You use a hearing aid for reading blog posts? Who knew!
To be sure, the ‘right’ has its own problems, different but every bit as pernicious as the left’s. In a nutshell, the right is hypocritical about anything related to sex, while the left is hypocritical about anything related to money and race (or anything where identity politics trumps all).
1/28/2015 10:26 am
Observer,
You’re welcome. Thanks for your reply as well.
I agree with your assessment of the right and the left. I am pretty much fed up with extremists from both ends of the spectrum calling the shots. I am sure we will hear plenty from both sides in the coming months with another presidential election coming up.

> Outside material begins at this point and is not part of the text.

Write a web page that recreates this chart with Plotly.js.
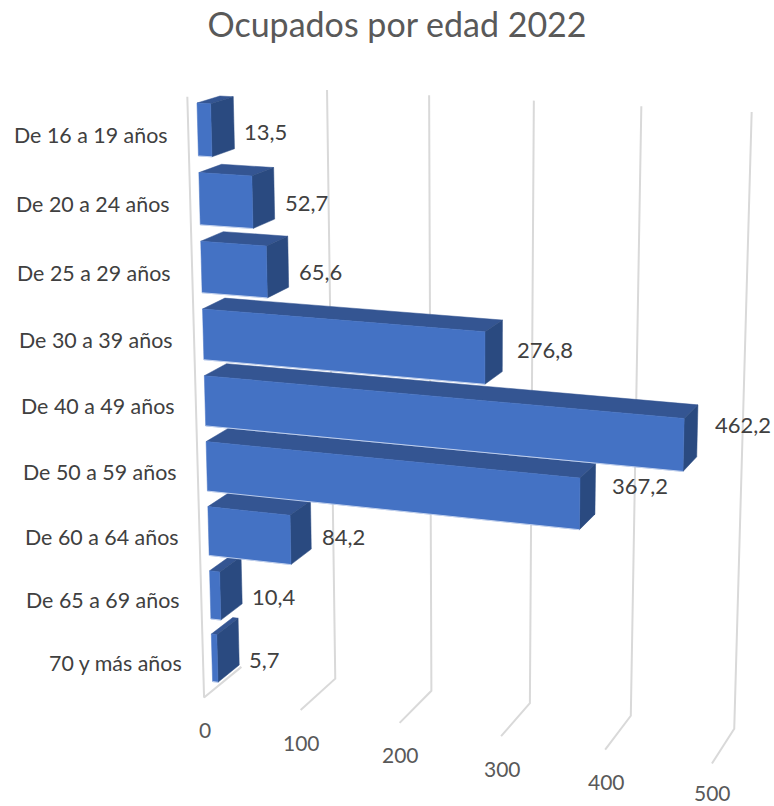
<!DOCTYPE html>
<html><head><meta charset="utf-8">
<script src="https://cdn.plot.ly/plotly-3.0.1.min.js"></script>
<style>html,body{margin:0;padding:0;background:#fff}</style></head>
<body><div id="chart" style="width:774px;height:806px"></div>
<script>
const titleText = "Ocupados por edad 2022";
const categories = ["De 16 a 19 años","De 20 a 24 años","De 25 a 29 años","De 30 a 39 años","De 40 a 49 años","De 50 a 59 años","De 60 a 64 años","De 65 a 69 años","70 y más años"];
const values = [13.5,52.7,65.6,276.8,462.2,367.2,84.2,10.4,5.7];
const valueTicks = [0,100,200,300,400,500];

// Perspective camera of the 3-D box: v = value, u = category slot, z = depth
function project(v,u,z){
  const w = -0.000128*v + 0.00697*u + 1 + 0.02*z;
  return [(0.9795*v + 3.26*u + 197 + 27.3*z)/w, (0.0415*v + 70.8*u + 103 - 5.08*z)/w];
}
const BAR = 0.76, U_TOP = -0.13, U_FLOOR = 8.9, Z_FRONT = -0.4, Z_BACK = 1.35;
const FRONT = "#4472C4", TOP = "#345592", SIDE = "#2A4A80", GRID = "#D9D9D9";
const FONT = "Lato, 'Open Sans', sans-serif";

function poly(pts,color){
  const p = pts.concat([pts[0]]);
  return {type:"scatter",mode:"lines",x:p.map(a=>a[0]),y:p.map(a=>a[1]),fill:"toself",fillcolor:color,
    line:{color:color,width:0.5},hoverinfo:"skip",showlegend:false};
}
function path(pts,color,width){
  return {type:"scatter",mode:"lines",x:pts.map(a=>a[0]),y:pts.map(a=>a[1]),
    line:{color:color,width:width},hoverinfo:"skip",showlegend:false};
}
const traces = [];
valueTicks.forEach((t,i)=>{
  const zw = i===0 ? Z_FRONT : Z_BACK;
  traces.push(path([project(t,U_TOP,zw),project(t,U_FLOOR,zw),
    i===0 ? project(t,U_FLOOR,Z_BACK) : project(t,U_FLOOR,Z_FRONT)],GRID,2));
});
for(let i=categories.length-1;i>=0;i--){
  const v=values[i], a=i, b=i+BAR;
  traces.push(poly([project(0,a,0),project(v,a,0),project(v,a,1),project(0,a,1)],TOP));
  traces.push(poly([project(v,a,0),project(v,b,0),project(v,b,1),project(v,a,1)],SIDE));
  traces.push(poly([project(0,a,0),project(v,a,0),project(v,b,0),project(0,b,0)],FRONT));
  traces.push(path([project(0,b,0),project(v,b,0)],"rgba(215,225,245,0.8)",1));
}
const ann = [];
function label(x,y,text,anchor,size,color){
  ann.push({x,y,xref:"x",yref:"y",text,showarrow:false,xanchor:anchor,yanchor:"middle",
    font:{family:FONT,size,color},borderpad:0,borderwidth:0});
}
categories.forEach((c,i)=>{
  const m = project(0,i+BAR/2,0);
  label(m[0]-30,m[1]+5.5,c,"right",21.4,"#404040");
  const e = project(values[i],i+BAR/2,1);
  label(e[0]+10+0.017*values[i],m[1]+1+0.05*values[i],String(values[i]).replace(".",","),"left",22,"#404040");
});
valueTicks.forEach(t=>{
  const p = project(t,U_FLOOR,Z_FRONT);
  label(p[0]+1,Math.min(p[1]+32,792.5),String(t),"center",21,"#595959");
});
const layout = {
  width:774,height:806,autosize:false,margin:{l:0,r:0,t:0,b:0},
  paper_bgcolor:"#fff",plot_bgcolor:"#fff",showlegend:false,
  title:{text:titleText,x:397/774,xanchor:"center",y:1-25/806,yanchor:"middle",font:{family:FONT,size:34,color:"#595959"}},
  xaxis:{range:[0,774],visible:false,fixedrange:true},
  yaxis:{range:[806,0],visible:false,fixedrange:true},
  annotations:ann
};
Plotly.newPlot("chart",traces,layout,{displayModeBar:false,staticPlot:true});
</script></body></html>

On the hearing aid, good point, lol…..I actually don’t wear one for blog posts or for anything else…..yet…..
1/28/2015 6:23 pm
smart young men on campus are going to stop socializing with women on campus
This isn’t necessary. There are plenty of reasonable women on campus who have already rejected the radfems. To test ask them about the Patriarchy. If they roll their eyes you’re good. If they launch into some theory tell them you’re 100% behind them, then leave.
1/29/2015 10:17 am
“If they launch into some theory tell them you’re 100% behind them, then leave.”
And who said colleges don’t prepare you for the workforce?